Prompt = Skip all pictures, then copy the lines from the start of the data through the line with "const pts = ng.map((n,i)", keeping both ends.

Provided material =

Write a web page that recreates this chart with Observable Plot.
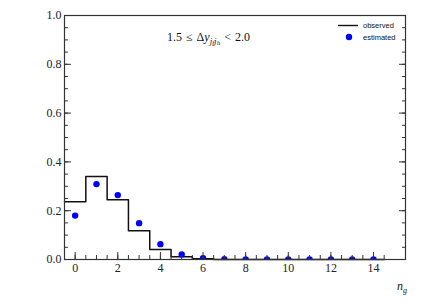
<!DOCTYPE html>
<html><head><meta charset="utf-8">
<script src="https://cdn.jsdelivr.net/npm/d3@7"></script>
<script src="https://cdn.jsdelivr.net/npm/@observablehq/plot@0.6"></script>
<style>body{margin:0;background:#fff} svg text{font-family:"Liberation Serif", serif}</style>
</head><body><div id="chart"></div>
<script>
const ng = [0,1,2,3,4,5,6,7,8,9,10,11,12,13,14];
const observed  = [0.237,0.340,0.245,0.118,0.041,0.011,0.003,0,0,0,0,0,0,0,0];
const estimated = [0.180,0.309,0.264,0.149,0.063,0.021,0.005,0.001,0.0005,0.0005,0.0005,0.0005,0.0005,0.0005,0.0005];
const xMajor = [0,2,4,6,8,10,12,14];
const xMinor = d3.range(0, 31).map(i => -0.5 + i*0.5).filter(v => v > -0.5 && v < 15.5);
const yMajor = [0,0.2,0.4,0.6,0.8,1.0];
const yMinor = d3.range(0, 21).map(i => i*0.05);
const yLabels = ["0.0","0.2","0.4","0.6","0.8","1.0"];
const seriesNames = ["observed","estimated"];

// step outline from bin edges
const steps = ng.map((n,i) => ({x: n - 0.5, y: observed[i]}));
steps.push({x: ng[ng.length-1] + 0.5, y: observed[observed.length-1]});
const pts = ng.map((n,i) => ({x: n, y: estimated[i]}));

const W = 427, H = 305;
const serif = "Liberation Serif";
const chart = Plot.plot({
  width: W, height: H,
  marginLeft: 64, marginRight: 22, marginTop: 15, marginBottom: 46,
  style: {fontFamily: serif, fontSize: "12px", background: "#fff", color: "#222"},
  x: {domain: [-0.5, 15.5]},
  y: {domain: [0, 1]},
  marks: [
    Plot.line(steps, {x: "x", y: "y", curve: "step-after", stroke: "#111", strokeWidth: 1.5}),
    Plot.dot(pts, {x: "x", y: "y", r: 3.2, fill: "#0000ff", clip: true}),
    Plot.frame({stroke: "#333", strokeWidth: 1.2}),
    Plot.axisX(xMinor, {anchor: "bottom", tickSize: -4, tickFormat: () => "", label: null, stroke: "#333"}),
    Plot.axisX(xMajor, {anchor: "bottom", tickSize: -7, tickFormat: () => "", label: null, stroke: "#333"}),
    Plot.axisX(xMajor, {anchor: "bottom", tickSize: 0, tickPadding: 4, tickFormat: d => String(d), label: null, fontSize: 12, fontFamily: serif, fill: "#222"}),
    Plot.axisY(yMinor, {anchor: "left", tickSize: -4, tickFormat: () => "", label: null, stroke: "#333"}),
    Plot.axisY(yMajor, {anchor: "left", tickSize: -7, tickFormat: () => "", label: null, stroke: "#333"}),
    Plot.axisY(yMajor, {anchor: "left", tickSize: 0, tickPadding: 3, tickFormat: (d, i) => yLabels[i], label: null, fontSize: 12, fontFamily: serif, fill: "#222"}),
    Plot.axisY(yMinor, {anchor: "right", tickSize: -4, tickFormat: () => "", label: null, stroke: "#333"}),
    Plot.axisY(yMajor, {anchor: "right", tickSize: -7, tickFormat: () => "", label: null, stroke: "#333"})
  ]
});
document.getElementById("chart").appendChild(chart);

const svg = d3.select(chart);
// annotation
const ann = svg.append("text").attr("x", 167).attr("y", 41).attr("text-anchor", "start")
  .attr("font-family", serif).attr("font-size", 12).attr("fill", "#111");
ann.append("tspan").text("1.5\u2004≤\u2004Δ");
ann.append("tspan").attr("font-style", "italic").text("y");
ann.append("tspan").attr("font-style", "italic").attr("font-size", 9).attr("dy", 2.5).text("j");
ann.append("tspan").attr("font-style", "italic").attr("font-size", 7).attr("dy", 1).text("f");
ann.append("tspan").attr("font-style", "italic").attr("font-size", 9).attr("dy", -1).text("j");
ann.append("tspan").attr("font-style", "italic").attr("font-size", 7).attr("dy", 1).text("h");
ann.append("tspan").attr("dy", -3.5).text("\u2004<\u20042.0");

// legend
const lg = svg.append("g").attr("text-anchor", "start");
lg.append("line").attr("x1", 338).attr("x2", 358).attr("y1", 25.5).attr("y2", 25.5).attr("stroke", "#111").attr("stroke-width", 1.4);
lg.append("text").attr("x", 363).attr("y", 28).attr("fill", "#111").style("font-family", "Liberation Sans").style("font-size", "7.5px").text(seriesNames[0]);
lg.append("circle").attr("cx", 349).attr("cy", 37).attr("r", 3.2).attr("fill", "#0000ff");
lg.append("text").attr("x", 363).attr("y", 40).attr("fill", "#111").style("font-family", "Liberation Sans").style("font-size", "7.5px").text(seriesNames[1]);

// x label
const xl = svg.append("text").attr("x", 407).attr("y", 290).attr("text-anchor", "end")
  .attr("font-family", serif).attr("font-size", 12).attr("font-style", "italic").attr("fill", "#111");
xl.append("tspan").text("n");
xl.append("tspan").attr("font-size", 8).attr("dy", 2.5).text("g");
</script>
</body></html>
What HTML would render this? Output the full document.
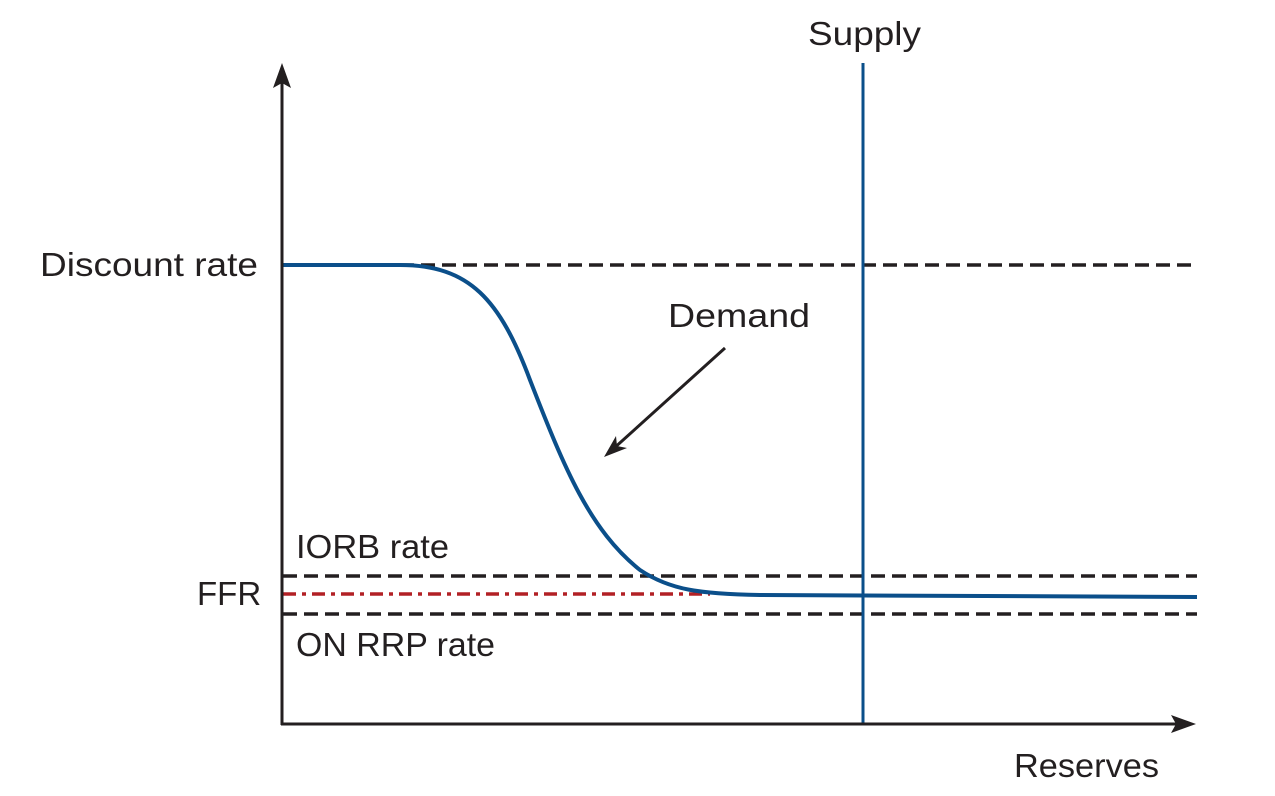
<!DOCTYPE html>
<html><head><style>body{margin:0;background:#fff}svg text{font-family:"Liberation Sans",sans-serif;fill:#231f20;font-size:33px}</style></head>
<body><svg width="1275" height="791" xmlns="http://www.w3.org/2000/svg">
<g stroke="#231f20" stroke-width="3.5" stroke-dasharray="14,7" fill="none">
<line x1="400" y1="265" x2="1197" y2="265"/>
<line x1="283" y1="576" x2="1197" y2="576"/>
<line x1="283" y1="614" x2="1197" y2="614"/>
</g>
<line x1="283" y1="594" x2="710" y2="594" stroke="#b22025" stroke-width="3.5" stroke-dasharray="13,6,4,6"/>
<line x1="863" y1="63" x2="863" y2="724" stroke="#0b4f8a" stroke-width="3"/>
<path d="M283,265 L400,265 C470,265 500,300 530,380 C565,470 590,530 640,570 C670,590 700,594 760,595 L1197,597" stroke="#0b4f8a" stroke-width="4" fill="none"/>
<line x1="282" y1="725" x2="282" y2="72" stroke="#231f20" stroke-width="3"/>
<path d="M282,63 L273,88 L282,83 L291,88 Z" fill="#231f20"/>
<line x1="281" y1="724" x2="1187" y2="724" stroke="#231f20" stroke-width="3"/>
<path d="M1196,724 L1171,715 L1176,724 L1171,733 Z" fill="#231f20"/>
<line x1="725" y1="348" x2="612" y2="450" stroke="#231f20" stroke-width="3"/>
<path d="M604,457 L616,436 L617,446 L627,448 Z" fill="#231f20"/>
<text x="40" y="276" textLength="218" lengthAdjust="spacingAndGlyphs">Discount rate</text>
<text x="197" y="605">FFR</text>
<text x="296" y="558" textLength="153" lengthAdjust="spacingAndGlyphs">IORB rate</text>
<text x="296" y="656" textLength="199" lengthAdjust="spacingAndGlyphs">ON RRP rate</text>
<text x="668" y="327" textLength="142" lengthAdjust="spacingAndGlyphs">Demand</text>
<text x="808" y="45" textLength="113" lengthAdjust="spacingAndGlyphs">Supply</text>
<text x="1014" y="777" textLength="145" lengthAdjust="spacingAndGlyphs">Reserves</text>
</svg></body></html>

Exercise output =
Write a web page that recreates this chart with Observable Plot.
<!DOCTYPE html>
<html><head><meta charset="utf-8">
<script src="https://cdn.jsdelivr.net/npm/d3@7"></script>
<script src="https://cdn.jsdelivr.net/npm/@observablehq/plot@0.6"></script>
<style>body{margin:0;background:#fff} svg text{font-family:"Liberation Serif", serif}</style>
</head><body><div id="chart"></div>
<script>
const ng = [0,1,2,3,4,5,6,7,8,9,10,11,12,13,14];
const observed  = [0.237,0.340,0.245,0.118,0.041,0.011,0.003,0,0,0,0,0,0,0,0];
const estimated = [0.180,0.309,0.264,0.149,0.063,0.021,0.005,0.001,0.0005,0.0005,0.0005,0.0005,0.0005,0.0005,0.0005];
const xMajor = [0,2,4,6,8,10,12,14];
const xMinor = d3.range(0, 31).map(i => -0.5 + i*0.5).filter(v => v > -0.5 && v < 15.5);
const yMajor = [0,0.2,0.4,0.6,0.8,1.0];
const yMinor = d3.range(0, 21).map(i => i*0.05);
const yLabels = ["0.0","0.2","0.4","0.6","0.8","1.0"];
const seriesNames = ["observed","estimated"];

// step outline from bin edges
const steps = ng.map((n,i) => ({x: n - 0.5, y: observed[i]}));
steps.push({x: ng[ng.length-1] + 0.5, y: observed[observed.length-1]});
const pts = ng.map((n,i) => ({x: n, y: estimated[i]}));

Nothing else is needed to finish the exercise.